- _Short exercise_:
Give the data below again exactly as written, without its pictures.

- _Data segment_:
---

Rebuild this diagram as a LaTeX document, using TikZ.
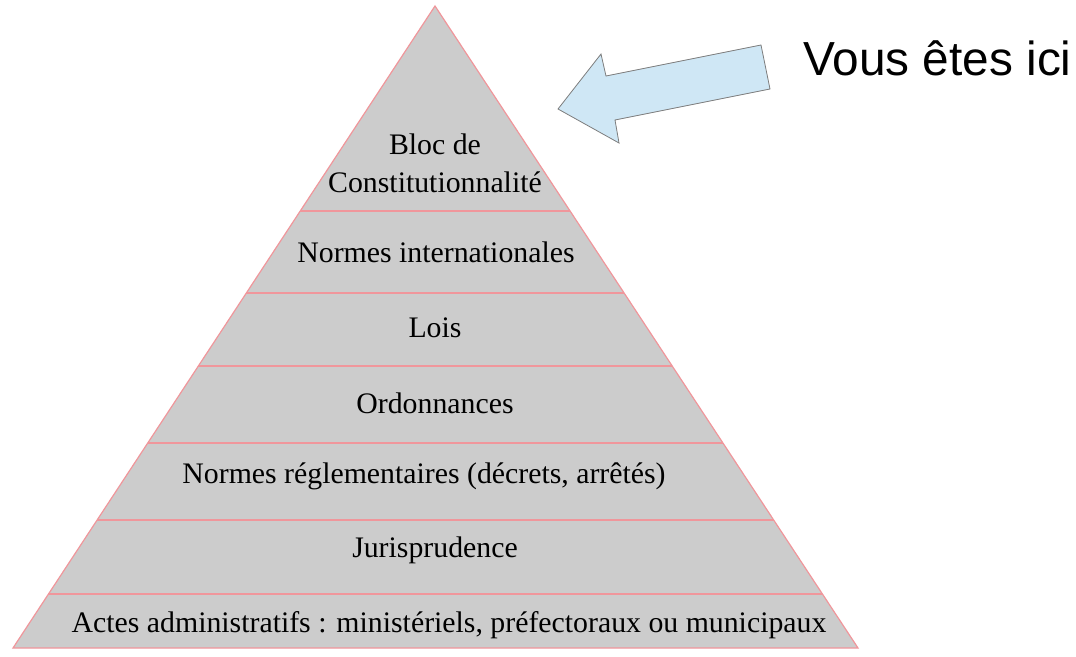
\documentclass[tikz,border=0pt]{standalone}
\usepackage{fontspec}
\setmainfont{Liberation Serif}
\newfontfamily\labelfont{Liberation Sans}
\usetikzlibrary{calc}
\definecolor{tierColor}{RGB}{204,204,204}
\definecolor{edgeColor}{RGB}{240,150,155}
\definecolor{arrowColor}{RGB}{207,231,245}
\definecolor{arrowEdge}{RGB}{125,125,125}

\begin{document}
\begin{tikzpicture}[x=1pt,y=-1pt]
    \tikzstyle{tier} = [font=\fontsize{29.8}{38}\selectfont,text=black,inner sep=0pt,align=center,anchor=base]
    \tikzstyle{divider} = [draw=edgeColor,line width=1.2pt]
    \tikzstyle{pointer} = [fill=arrowColor,draw=arrowEdge,line width=0.8pt,line join=miter]
    \tikzstyle{here} = [font=\labelfont\fontsize{47.8}{57}\selectfont,inner sep=0pt,anchor=base west]

    \useasboundingbox (0,0) rectangle (1076,656);

    % pyramid
    \coordinate (apex) at (435,6);
    \coordinate (bl) at (13,648);
    \coordinate (br) at (858,648);
    \filldraw[fill=tierColor,draw=edgeColor,line width=1.2pt] (apex) -- (br) -- (bl) -- cycle;

    \foreach \y in {211,293,366,443,520,594}
      \draw[divider] ($(apex)!{(\y-6)/642}!(bl)$) -- ($(apex)!{(\y-6)/642}!(br)$);

    \node[tier] (bloc) at (435,154) {Bloc de};
    \node[tier] (const) at (435,192) {Constitutionnalit\'e};
    \node[tier] (intl) at (436,262) {Normes internationales};
    \node[tier] (lois) at (435,337) {Lois};
    \node[tier] (ordo) at (435,413) {Ordonnances};
    \node[tier] (regl) at (424,483) {Normes r\'eglementaires (d\'ecrets, arr\^et\'es)};
    \node[tier] (juris) at (435,557) {Jurisprudence};
    \node[tier] (actes) at (449,632) {Actes administratifs : minist\'eriels, pr\'efectoraux ou municipaux};

    % arrow
    \filldraw[pointer] (558,109) -- (601,54) -- (606,76) -- (761,45) -- (770,89) -- (615,120) -- (619,143) -- cycle;
    \node[here] (ici) at (803,75) {Vous êtes ici};

\end{tikzpicture}
\end{document}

---

- _Written solution_:
Rebuild this diagram as a LaTeX document, using TikZ.
\documentclass[tikz,border=0pt]{standalone}
\usepackage{fontspec}
\setmainfont{Liberation Serif}
\newfontfamily\labelfont{Liberation Sans}
\usetikzlibrary{calc}
\definecolor{tierColor}{RGB}{204,204,204}
\definecolor{edgeColor}{RGB}{240,150,155}
\definecolor{arrowColor}{RGB}{207,231,245}
\definecolor{arrowEdge}{RGB}{125,125,125}

\begin{document}
\begin{tikzpicture}[x=1pt,y=-1pt]
    \tikzstyle{tier} = [font=\fontsize{29.8}{38}\selectfont,text=black,inner sep=0pt,align=center,anchor=base]
    \tikzstyle{divider} = [draw=edgeColor,line width=1.2pt]
    \tikzstyle{pointer} = [fill=arrowColor,draw=arrowEdge,line width=0.8pt,line join=miter]
    \tikzstyle{here} = [font=\labelfont\fontsize{47.8}{57}\selectfont,inner sep=0pt,anchor=base west]

    \useasboundingbox (0,0) rectangle (1076,656);

    % pyramid
    \coordinate (apex) at (435,6);
    \coordinate (bl) at (13,648);
    \coordinate (br) at (858,648);
    \filldraw[fill=tierColor,draw=edgeColor,line width=1.2pt] (apex) -- (br) -- (bl) -- cycle;

    \foreach \y in {211,293,366,443,520,594}
      \draw[divider] ($(apex)!{(\y-6)/642}!(bl)$) -- ($(apex)!{(\y-6)/642}!(br)$);

    \node[tier] (bloc) at (435,154) {Bloc de};
    \node[tier] (const) at (435,192) {Constitutionnalit\'e};
    \node[tier] (intl) at (436,262) {Normes internationales};
    \node[tier] (lois) at (435,337) {Lois};
    \node[tier] (ordo) at (435,413) {Ordonnances};
    \node[tier] (regl) at (424,483) {Normes r\'eglementaires (d\'ecrets, arr\^et\'es)};
    \node[tier] (juris) at (435,557) {Jurisprudence};
    \node[tier] (actes) at (449,632) {Actes administratifs : minist\'eriels, pr\'efectoraux ou municipaux};

    % arrow
    \filldraw[pointer] (558,109) -- (601,54) -- (606,76) -- (761,45) -- (770,89) -- (615,120) -- (619,143) -- cycle;
    \node[here] (ici) at (803,75) {Vous êtes ici};

\end{tikzpicture}
\end{document}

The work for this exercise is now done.